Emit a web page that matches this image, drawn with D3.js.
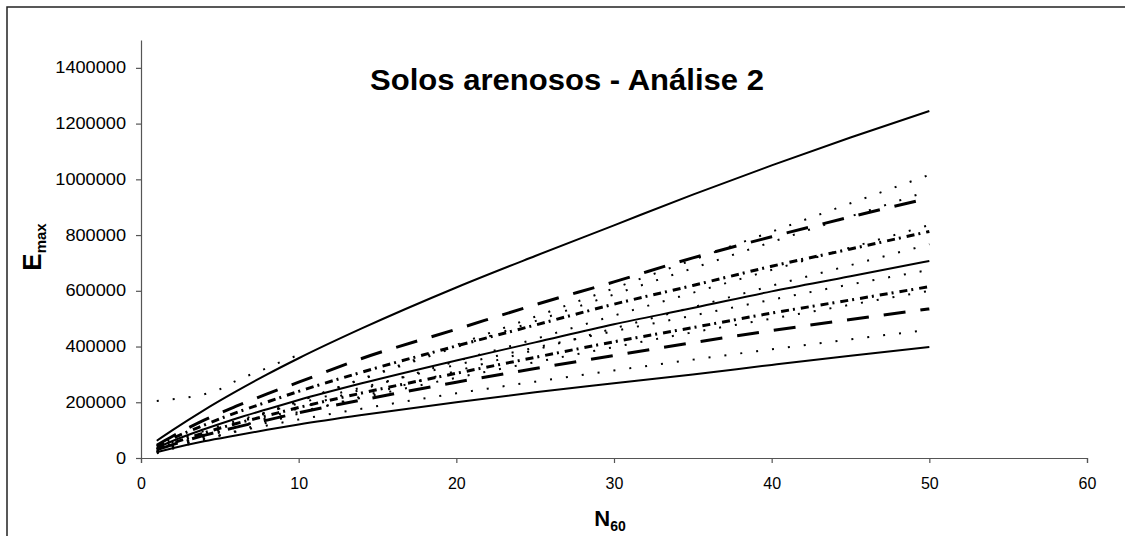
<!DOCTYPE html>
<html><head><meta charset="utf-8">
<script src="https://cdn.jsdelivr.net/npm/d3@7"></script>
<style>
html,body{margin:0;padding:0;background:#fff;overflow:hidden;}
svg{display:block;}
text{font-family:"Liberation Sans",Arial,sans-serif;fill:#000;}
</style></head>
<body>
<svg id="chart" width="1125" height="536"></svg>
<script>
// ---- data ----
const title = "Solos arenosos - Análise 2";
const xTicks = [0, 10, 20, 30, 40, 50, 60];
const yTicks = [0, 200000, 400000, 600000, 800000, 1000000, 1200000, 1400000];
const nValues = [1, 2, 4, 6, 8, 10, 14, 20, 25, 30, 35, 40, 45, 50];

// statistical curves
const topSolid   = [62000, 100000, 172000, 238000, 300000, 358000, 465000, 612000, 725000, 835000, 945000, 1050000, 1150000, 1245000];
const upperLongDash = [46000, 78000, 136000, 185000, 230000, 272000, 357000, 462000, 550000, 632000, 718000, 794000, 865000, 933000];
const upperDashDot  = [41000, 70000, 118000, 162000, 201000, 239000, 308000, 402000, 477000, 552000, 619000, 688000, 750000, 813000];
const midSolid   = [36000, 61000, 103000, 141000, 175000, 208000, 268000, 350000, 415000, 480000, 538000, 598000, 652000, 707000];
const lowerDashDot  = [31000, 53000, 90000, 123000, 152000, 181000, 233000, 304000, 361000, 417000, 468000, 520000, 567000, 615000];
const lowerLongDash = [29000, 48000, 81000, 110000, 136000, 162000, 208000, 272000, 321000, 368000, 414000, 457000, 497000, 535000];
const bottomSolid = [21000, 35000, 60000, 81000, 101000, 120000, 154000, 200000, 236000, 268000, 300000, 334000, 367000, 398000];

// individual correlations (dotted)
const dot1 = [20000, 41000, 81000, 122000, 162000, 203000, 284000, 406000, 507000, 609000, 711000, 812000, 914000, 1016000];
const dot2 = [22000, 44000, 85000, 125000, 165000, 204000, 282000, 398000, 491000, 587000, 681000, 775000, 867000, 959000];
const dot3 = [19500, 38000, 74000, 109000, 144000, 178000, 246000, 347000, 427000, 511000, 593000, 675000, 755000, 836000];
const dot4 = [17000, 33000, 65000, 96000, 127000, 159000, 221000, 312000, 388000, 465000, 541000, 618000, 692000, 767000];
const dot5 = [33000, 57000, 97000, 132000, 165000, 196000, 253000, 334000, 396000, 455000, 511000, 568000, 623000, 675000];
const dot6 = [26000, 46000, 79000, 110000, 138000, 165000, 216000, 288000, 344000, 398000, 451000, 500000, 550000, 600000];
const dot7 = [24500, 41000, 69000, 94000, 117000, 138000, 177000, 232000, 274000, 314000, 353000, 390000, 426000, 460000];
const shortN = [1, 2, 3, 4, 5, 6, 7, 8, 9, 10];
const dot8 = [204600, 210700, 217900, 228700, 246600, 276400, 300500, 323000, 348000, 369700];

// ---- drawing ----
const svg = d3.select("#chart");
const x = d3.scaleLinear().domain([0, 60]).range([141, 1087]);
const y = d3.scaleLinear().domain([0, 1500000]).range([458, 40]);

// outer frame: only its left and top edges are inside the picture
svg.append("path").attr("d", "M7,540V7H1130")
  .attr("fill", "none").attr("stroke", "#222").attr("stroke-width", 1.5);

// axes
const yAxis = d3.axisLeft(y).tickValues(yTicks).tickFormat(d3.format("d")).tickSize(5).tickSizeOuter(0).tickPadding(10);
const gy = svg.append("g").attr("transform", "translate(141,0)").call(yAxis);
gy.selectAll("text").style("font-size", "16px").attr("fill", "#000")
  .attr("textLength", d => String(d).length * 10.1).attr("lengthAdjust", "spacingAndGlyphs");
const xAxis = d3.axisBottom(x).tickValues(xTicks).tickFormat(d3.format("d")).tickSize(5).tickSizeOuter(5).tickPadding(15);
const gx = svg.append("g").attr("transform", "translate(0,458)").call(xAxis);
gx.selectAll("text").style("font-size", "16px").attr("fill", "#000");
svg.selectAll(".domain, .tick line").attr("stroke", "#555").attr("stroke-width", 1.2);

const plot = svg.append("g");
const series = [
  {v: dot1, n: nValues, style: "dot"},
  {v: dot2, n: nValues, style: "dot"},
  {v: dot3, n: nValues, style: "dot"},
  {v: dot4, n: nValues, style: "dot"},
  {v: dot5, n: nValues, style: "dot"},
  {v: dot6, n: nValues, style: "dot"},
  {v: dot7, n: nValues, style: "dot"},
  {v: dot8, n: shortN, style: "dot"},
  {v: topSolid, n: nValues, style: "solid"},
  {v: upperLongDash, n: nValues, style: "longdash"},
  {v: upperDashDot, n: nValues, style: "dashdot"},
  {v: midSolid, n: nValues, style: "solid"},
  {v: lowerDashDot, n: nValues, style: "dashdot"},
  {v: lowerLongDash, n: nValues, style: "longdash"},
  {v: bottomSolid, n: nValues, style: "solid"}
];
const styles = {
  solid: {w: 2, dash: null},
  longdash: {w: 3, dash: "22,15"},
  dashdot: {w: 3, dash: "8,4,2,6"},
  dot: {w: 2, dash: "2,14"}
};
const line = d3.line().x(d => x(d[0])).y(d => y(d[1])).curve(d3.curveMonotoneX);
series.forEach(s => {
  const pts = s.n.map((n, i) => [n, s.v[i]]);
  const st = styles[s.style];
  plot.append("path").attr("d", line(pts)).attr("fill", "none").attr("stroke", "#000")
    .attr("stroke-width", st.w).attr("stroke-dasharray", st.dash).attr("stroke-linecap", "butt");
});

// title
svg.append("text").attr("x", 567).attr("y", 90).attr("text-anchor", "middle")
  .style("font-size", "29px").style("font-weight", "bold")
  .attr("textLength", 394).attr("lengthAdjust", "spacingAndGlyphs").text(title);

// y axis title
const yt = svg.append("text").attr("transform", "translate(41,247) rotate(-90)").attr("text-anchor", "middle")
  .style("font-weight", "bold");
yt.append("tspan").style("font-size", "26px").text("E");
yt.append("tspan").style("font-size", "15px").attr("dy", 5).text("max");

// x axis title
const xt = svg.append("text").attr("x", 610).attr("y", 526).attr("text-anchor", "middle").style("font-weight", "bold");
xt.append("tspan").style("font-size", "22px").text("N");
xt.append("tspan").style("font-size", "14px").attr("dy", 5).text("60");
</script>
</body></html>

==

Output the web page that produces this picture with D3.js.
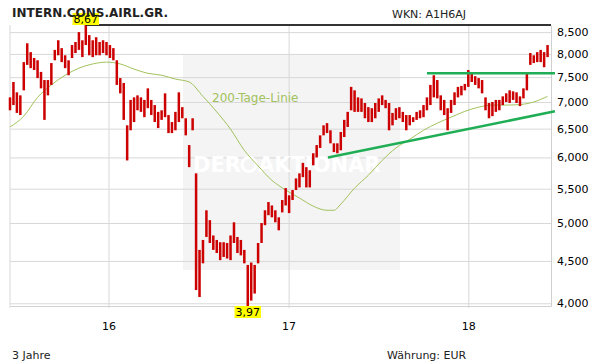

Your goal: Check all the records above and select each line where the string "picture" is found.

Response to the task:
// outer frame: only its left and top edges are inside the picture
Output the web page that produces this picture with D3.js.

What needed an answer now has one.